Il semblerait que, si les Gouvernements veulent atteindre leurs objectifs de réduction d'émissions, il faille encourager le changement en mettant en place de réelles incitations financières. Ce qui vient d'être exposé reste, en effet, insuffisant, les équipements à faible empreinte carbone étant disponibles à des prix encore trop élevés. Des incitations fiscales aideraient donc considérablement au développement des Green IT. Cela devient, d'ailleurs, de plus en plus urgent alors que la France est poursuivie par la Commission européenne devant la CJUE, pour ne pas avoir respecté les valeurs limites de qualité de l'air concernant les particules en suspension, telles que prévues par la Directive (CE) 2008/50 du 21 mai 2008, concernant la qualité de l'air ambiant et un air pur pour l'Europe (N° Lexbase : L9078H3M).

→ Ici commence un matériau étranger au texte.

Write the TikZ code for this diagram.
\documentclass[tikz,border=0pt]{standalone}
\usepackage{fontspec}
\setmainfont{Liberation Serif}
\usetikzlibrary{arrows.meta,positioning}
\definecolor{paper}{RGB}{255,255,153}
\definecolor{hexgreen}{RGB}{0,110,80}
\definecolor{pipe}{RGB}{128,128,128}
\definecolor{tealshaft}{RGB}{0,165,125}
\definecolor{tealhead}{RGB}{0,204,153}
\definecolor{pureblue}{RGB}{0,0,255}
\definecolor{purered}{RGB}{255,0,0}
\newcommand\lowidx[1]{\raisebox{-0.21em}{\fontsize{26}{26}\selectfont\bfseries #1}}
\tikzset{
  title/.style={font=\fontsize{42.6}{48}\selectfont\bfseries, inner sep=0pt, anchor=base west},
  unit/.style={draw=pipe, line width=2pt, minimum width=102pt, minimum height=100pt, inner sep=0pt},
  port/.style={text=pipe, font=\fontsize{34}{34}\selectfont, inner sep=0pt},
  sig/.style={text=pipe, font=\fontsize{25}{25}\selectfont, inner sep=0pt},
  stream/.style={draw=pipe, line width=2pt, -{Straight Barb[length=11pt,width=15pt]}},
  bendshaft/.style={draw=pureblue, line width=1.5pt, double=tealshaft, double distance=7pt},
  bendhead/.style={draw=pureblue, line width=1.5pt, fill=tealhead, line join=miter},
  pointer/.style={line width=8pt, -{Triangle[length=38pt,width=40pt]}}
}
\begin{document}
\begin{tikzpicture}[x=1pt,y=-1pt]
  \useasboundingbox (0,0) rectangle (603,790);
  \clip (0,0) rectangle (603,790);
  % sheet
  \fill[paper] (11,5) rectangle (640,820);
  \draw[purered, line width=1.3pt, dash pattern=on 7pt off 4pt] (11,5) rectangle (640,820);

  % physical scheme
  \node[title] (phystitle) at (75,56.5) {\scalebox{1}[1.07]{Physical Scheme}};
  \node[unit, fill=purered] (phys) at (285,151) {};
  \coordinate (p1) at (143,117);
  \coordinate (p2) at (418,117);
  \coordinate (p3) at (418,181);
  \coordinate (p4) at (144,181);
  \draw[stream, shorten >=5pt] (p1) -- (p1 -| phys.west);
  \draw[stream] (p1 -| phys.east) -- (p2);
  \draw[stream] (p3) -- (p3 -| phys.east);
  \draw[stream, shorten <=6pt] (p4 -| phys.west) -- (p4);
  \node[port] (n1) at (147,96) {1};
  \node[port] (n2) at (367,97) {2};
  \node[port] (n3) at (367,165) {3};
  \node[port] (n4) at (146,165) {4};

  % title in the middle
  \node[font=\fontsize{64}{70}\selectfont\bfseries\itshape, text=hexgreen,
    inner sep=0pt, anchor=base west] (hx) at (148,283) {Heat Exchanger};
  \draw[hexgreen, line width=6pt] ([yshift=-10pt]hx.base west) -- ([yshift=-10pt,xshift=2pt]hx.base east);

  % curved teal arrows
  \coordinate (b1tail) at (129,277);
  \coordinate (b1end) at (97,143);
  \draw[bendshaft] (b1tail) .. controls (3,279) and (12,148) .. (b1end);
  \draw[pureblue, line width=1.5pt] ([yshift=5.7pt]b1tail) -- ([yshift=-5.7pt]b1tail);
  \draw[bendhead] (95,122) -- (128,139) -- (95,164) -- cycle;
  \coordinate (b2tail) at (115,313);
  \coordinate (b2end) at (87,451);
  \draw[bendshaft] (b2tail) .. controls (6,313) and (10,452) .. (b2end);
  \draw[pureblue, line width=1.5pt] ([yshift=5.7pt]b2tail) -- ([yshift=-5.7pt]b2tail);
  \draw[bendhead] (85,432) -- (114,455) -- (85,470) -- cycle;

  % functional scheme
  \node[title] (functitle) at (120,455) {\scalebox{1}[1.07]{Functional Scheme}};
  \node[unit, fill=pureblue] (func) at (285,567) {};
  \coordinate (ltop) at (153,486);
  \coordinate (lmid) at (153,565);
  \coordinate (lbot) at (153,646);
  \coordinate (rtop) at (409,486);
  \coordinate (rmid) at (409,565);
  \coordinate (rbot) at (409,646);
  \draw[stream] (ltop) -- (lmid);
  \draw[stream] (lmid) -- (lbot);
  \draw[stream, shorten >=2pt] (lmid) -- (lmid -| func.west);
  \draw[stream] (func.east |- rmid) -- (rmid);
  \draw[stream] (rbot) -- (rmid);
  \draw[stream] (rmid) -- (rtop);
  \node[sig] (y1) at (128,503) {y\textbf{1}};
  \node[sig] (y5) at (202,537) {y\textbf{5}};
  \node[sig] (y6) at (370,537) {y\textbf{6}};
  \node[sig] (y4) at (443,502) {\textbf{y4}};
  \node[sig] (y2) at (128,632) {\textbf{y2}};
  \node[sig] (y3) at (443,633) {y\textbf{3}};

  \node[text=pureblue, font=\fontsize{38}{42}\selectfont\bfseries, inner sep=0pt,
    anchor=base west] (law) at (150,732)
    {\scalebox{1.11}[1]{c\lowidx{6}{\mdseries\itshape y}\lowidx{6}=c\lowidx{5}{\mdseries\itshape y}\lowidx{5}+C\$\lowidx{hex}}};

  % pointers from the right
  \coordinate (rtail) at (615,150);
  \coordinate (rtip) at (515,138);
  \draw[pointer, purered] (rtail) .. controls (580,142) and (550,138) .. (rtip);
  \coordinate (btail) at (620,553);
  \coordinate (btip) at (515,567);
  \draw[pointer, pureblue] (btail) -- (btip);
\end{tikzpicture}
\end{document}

Lexbase : Les TIC auront-elles un rôle important à jouer pour relever les défis environnementaux qui nous attendent ?
Patricia Savin et Yvon Martinet : En raison de la place majeure qu'occupent les TIC, les défis environnementaux à relever par les Green IT sont majeurs. Comme cela a pu être démontré précédemment, les TIC, contrairement à ce qu'elles peuvent laisser penser, ont un impact majeur sur l'environnement, notamment à travers leur rejet de CO2 dans l'atmosphère. En raison de cette croissance inévitable des TIC, il devient donc urgent que les préoccupations environnementales traduites à travers les Green IT, soient mises en application le plus rapidement possible, d'où le retour à la question des incitations financières.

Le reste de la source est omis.